Source data:
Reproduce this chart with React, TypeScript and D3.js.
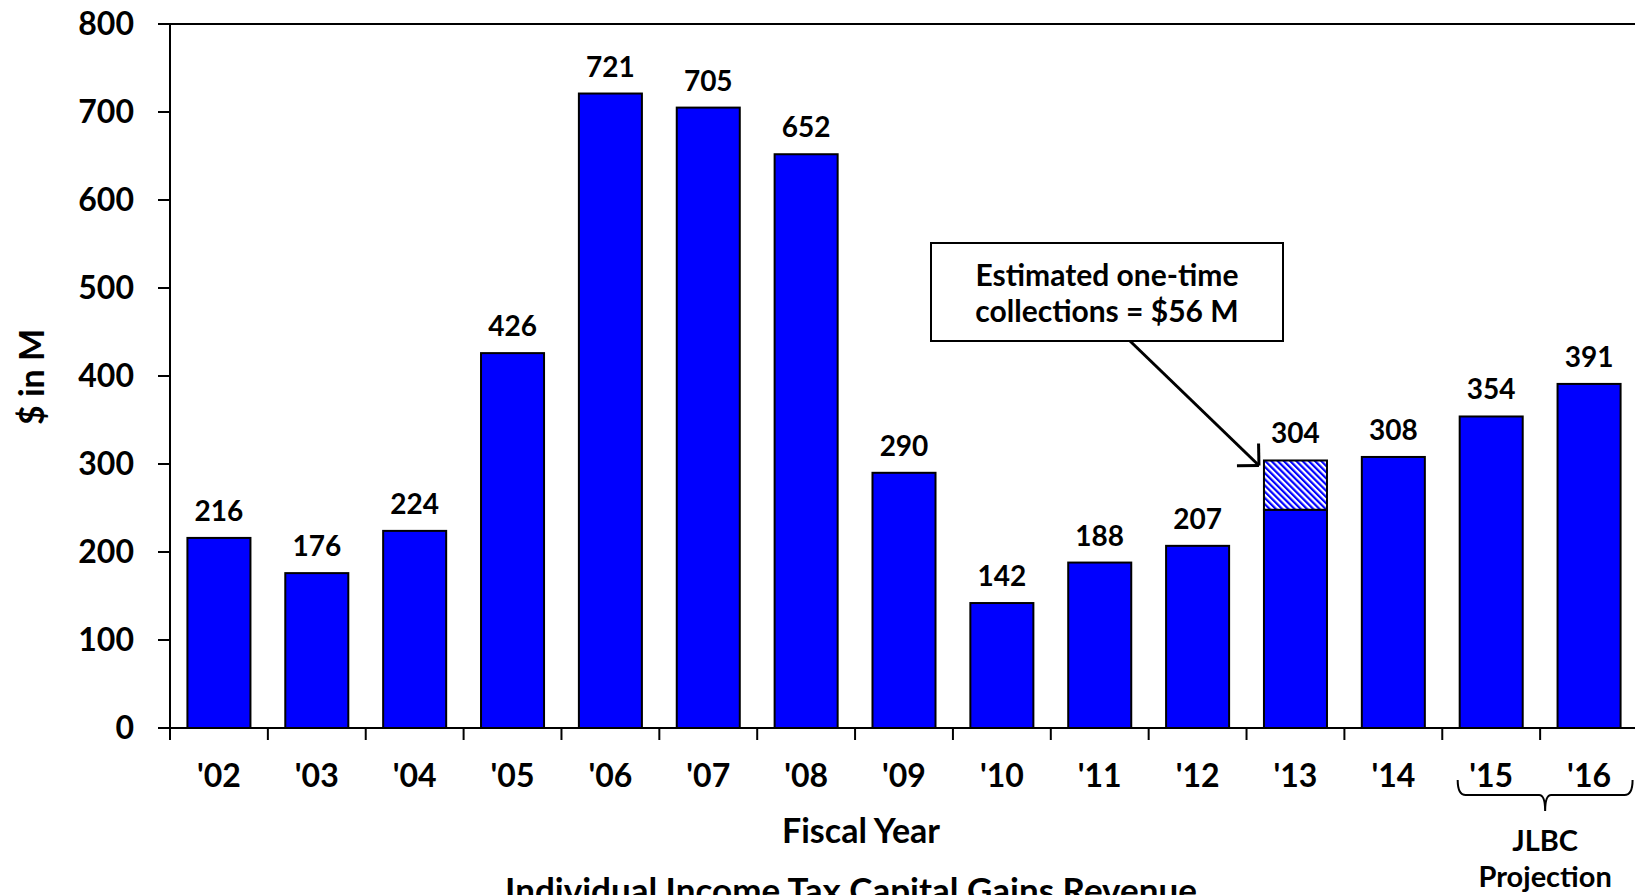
import React from "react";
import * as d3 from "d3";

const categories = ["'02", "'03", "'04", "'05", "'06", "'07", "'08", "'09", "'10", "'11", "'12", "'13", "'14", "'15", "'16"];
const totals = [216, 176, 224, 426, 721, 705, 652, 290, 142, 188, 207, 304, 308, 354, 391];
const oneTime = [0, 0, 0, 0, 0, 0, 0, 0, 0, 0, 0, 56, 0, 0, 0];
const yTicks = [0, 100, 200, 300, 400, 500, 600, 700, 800];
const annotationLines = ["Estimated one-time", "collections = $56 M"];
const projectionCats = ["'15", "'16"];
const projectionLabel = ["JLBC", "Projection"];

const W = 1635;
const H = 895;
const FONT = "Lato, 'Open Sans', sans-serif";

export default function App() {
  const left = 170;
  const right = 1638;
  const top = 24;
  const bottom = 728;

  const x = d3.scaleBand<string>().domain(categories).range([left, right]).paddingInner(0.356).paddingOuter(0.178);
  const y = d3.scaleLinear().domain([0, 800]).range([bottom, top]);
  const step = x.step();
  const bw = x.bandwidth();

  const rows = categories.map((c, i) => ({ c, total: totals[i], extra: oneTime[i], base: totals[i] - oneTime[i] }));

  const annotIdx = oneTime.findIndex((v) => v > 0);
  const annotBar = rows[annotIdx];
  const tipX = (x(annotBar.c) as number) - 5;
  const tipY = y(annotBar.total) + 5;
  const startX = 1130;
  const startY = 341;
  const ang = Math.atan2(tipY - startY, tipX - startX);
  const armLen = 22;
  const a1 = ang + Math.PI - Math.PI / 4;
  const a2 = ang + Math.PI + Math.PI / 4;

  const pStart = (x(projectionCats[0]) as number) - 2;
  const pEnd = (x(projectionCats[1]) as number) + bw + 12;
  const pMid = (pStart + pEnd) / 2;
  const bTop = 780;
  const bY = 795;
  const bracket = `M${pStart},${bTop} Q${pStart},${bY} ${pStart + 8},${bY} L${pMid - 6},${bY} Q${pMid},${bY} ${pMid},${bY + 16} Q${pMid},${bY} ${pMid + 6},${bY} L${pEnd - 8},${bY} Q${pEnd},${bY} ${pEnd},${bTop}`;

  return (
    <svg width={W} height={H} style={{ position: "absolute", left: 0, top: 0, background: "#fff" }} fontFamily={FONT} fontWeight="bold">
      <defs>
        <pattern id="hatch" patternUnits="userSpaceOnUse" width={4.4} height={4.4} patternTransform="rotate(-45)">
          <rect x={0} y={0} width={4.4} height={4.4} fill="#fff" />
          <rect x={0} y={0} width={2.2} height={4.4} fill="#0000ff" />
        </pattern>
      </defs>

      {/* bars */}
      {rows.map((r) => (
        <g key={r.c}>
          <rect x={x(r.c)} y={y(r.base)} width={bw} height={bottom - y(r.base)} fill="#0000ff" stroke="#000" strokeWidth={2} />
          {r.extra > 0 && (
            <rect x={x(r.c)} y={y(r.total)} width={bw} height={y(r.base) - y(r.total)} fill="url(#hatch)" stroke="#000" strokeWidth={2} />
          )}
          <text x={(x(r.c) as number) + bw / 2} y={y(r.total) - 17} textAnchor="middle" fontSize={28} fill="#000">
            {r.total}
          </text>
        </g>
      ))}

      {/* top border */}
      <line x1={left - 12} x2={W + 10} y1={top} y2={top} stroke="#000" strokeWidth={2} />
      {/* y axis */}
      <line x1={left} x2={left} y1={top} y2={bottom + 12} stroke="#000" strokeWidth={2} />
      {yTicks.map((t) => (
        <g key={t}>
          <line x1={left - 12} x2={left} y1={y(t)} y2={y(t)} stroke="#000" strokeWidth={2} />
          <text x={134} y={y(t) + 11} textAnchor="end" fontSize={32} fill="#000">
            {t}
          </text>
        </g>
      ))}
      {/* x axis */}
      <line x1={left - 12} x2={W + 10} y1={bottom} y2={bottom} stroke="#000" strokeWidth={2} />
      {categories.map((c, i) => (
        <line key={"t" + c} x1={left + (i + 1) * step} x2={left + (i + 1) * step} y1={bottom} y2={bottom + 12} stroke="#000" strokeWidth={2} />
      ))}
      {categories.map((c) => (
        <text key={"l" + c} x={(x(c) as number) + bw / 2} y={787} textAnchor="middle" fontSize={32} fill="#000">
          {c}
        </text>
      ))}

      {/* axis titles */}
      <text transform={`translate(44,377) rotate(-90)`} textAnchor="middle" fontSize={34} fill="#000">
        $ in M
      </text>
      <text x={861} y={843} textAnchor="middle" fontSize={34} fill="#000">
        Fiscal Year
      </text>
      <text x={851} y={903} textAnchor="middle" fontSize={35} fill="#000">
        Individual Income Tax Capital Gains Revenue
      </text>

      {/* annotation */}
      <rect x={931} y={243} width={352} height={98} fill="#fff" stroke="#000" strokeWidth={2} />
      {annotationLines.map((l, i) => (
        <text key={l} x={1107} y={286 + i * 36} textAnchor="middle" fontSize={30} fill="#000">
          {l}
        </text>
      ))}
      <line x1={startX} y1={startY} x2={tipX} y2={tipY} stroke="#000" strokeWidth={3} />
      <line x1={tipX} y1={tipY} x2={tipX + armLen * Math.cos(a1)} y2={tipY + armLen * Math.sin(a1)} stroke="#000" strokeWidth={3} />
      <line x1={tipX} y1={tipY} x2={tipX + armLen * Math.cos(a2)} y2={tipY + armLen * Math.sin(a2)} stroke="#000" strokeWidth={3} />

      {/* projection bracket */}
      <path d={bracket} fill="none" stroke="#000" strokeWidth={2} />
      {projectionLabel.map((l, i) => (
        <text key={l} x={pMid} y={851 + i * 36} textAnchor="middle" fontSize={29} fill="#000">
          {l}
        </text>
      ))}
    </svg>
  );
}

Exercise requirements: Return the full material word for word. Do not include the pictures.

Right answer:
Reproduce this chart with React, TypeScript and D3.js.
import React from "react";
import * as d3 from "d3";

const categories = ["'02", "'03", "'04", "'05", "'06", "'07", "'08", "'09", "'10", "'11", "'12", "'13", "'14", "'15", "'16"];
const totals = [216, 176, 224, 426, 721, 705, 652, 290, 142, 188, 207, 304, 308, 354, 391];
const oneTime = [0, 0, 0, 0, 0, 0, 0, 0, 0, 0, 0, 56, 0, 0, 0];
const yTicks = [0, 100, 200, 300, 400, 500, 600, 700, 800];
const annotationLines = ["Estimated one-time", "collections = $56 M"];
const projectionCats = ["'15", "'16"];
const projectionLabel = ["JLBC", "Projection"];

const W = 1635;
const H = 895;
const FONT = "Lato, 'Open Sans', sans-serif";

export default function App() {
  const left = 170;
  const right = 1638;
  const top = 24;
  const bottom = 728;

  const x = d3.scaleBand<string>().domain(categories).range([left, right]).paddingInner(0.356).paddingOuter(0.178);
  const y = d3.scaleLinear().domain([0, 800]).range([bottom, top]);
  const step = x.step();
  const bw = x.bandwidth();

  const rows = categories.map((c, i) => ({ c, total: totals[i], extra: oneTime[i], base: totals[i] - oneTime[i] }));

  const annotIdx = oneTime.findIndex((v) => v > 0);
  const annotBar = rows[annotIdx];
  const tipX = (x(annotBar.c) as number) - 5;
  const tipY = y(annotBar.total) + 5;
  const startX = 1130;
  const startY = 341;
  const ang = Math.atan2(tipY - startY, tipX - startX);
  const armLen = 22;
  const a1 = ang + Math.PI - Math.PI / 4;
  const a2 = ang + Math.PI + Math.PI / 4;

  const pStart = (x(projectionCats[0]) as number) - 2;
  const pEnd = (x(projectionCats[1]) as number) + bw + 12;
  const pMid = (pStart + pEnd) / 2;
  const bTop = 780;
  const bY = 795;
  const bracket = `M${pStart},${bTop} Q${pStart},${bY} ${pStart + 8},${bY} L${pMid - 6},${bY} Q${pMid},${bY} ${pMid},${bY + 16} Q${pMid},${bY} ${pMid + 6},${bY} L${pEnd - 8},${bY} Q${pEnd},${bY} ${pEnd},${bTop}`;

  return (
    <svg width={W} height={H} style={{ position: "absolute", left: 0, top: 0, background: "#fff" }} fontFamily={FONT} fontWeight="bold">
      <defs>
        <pattern id="hatch" patternUnits="userSpaceOnUse" width={4.4} height={4.4} patternTransform="rotate(-45)">
          <rect x={0} y={0} width={4.4} height={4.4} fill="#fff" />
          <rect x={0} y={0} width={2.2} height={4.4} fill="#0000ff" />
        </pattern>
      </defs>

      {/* bars */}
      {rows.map((r) => (
        <g key={r.c}>
          <rect x={x(r.c)} y={y(r.base)} width={bw} height={bottom - y(r.base)} fill="#0000ff" stroke="#000" strokeWidth={2} />
          {r.extra > 0 && (
            <rect x={x(r.c)} y={y(r.total)} width={bw} height={y(r.base) - y(r.total)} fill="url(#hatch)" stroke="#000" strokeWidth={2} />
          )}
          <text x={(x(r.c) as number) + bw / 2} y={y(r.total) - 17} textAnchor="middle" fontSize={28} fill="#000">
            {r.total}
          </text>
        </g>
      ))}

      {/* top border */}
      <line x1={left - 12} x2={W + 10} y1={top} y2={top} stroke="#000" strokeWidth={2} />
      {/* y axis */}
      <line x1={left} x2={left} y1={top} y2={bottom + 12} stroke="#000" strokeWidth={2} />
      {yTicks.map((t) => (
        <g key={t}>
          <line x1={left - 12} x2={left} y1={y(t)} y2={y(t)} stroke="#000" strokeWidth={2} />
          <text x={134} y={y(t) + 11} textAnchor="end" fontSize={32} fill="#000">
            {t}
          </text>
        </g>
      ))}
      {/* x axis */}
      <line x1={left - 12} x2={W + 10} y1={bottom} y2={bottom} stroke="#000" strokeWidth={2} />
      {categories.map((c, i) => (
        <line key={"t" + c} x1={left + (i + 1) * step} x2={left + (i + 1) * step} y1={bottom} y2={bottom + 12} stroke="#000" strokeWidth={2} />
      ))}
      {categories.map((c) => (
        <text key={"l" + c} x={(x(c) as number) + bw / 2} y={787} textAnchor="middle" fontSize={32} fill="#000">
          {c}
        </text>
      ))}

      {/* axis titles */}
      <text transform={`translate(44,377) rotate(-90)`} textAnchor="middle" fontSize={34} fill="#000">
        $ in M
      </text>
      <text x={861} y={843} textAnchor="middle" fontSize={34} fill="#000">
        Fiscal Year
      </text>
      <text x={851} y={903} textAnchor="middle" fontSize={35} fill="#000">
        Individual Income Tax Capital Gains Revenue
      </text>

      {/* annotation */}
      <rect x={931} y={243} width={352} height={98} fill="#fff" stroke="#000" strokeWidth={2} />
      {annotationLines.map((l, i) => (
        <text key={l} x={1107} y={286 + i * 36} textAnchor="middle" fontSize={30} fill="#000">
          {l}
        </text>
      ))}
      <line x1={startX} y1={startY} x2={tipX} y2={tipY} stroke="#000" strokeWidth={3} />
      <line x1={tipX} y1={tipY} x2={tipX + armLen * Math.cos(a1)} y2={tipY + armLen * Math.sin(a1)} stroke="#000" strokeWidth={3} />
      <line x1={tipX} y1={tipY} x2={tipX + armLen * Math.cos(a2)} y2={tipY + armLen * Math.sin(a2)} stroke="#000" strokeWidth={3} />

      {/* projection bracket */}
      <path d={bracket} fill="none" stroke="#000" strokeWidth={2} />
      {projectionLabel.map((l, i) => (
        <text key={l} x={pMid} y={851 + i * 36} textAnchor="middle" fontSize={29} fill="#000">
          {l}
        </text>
      ))}
    </svg>
  );
}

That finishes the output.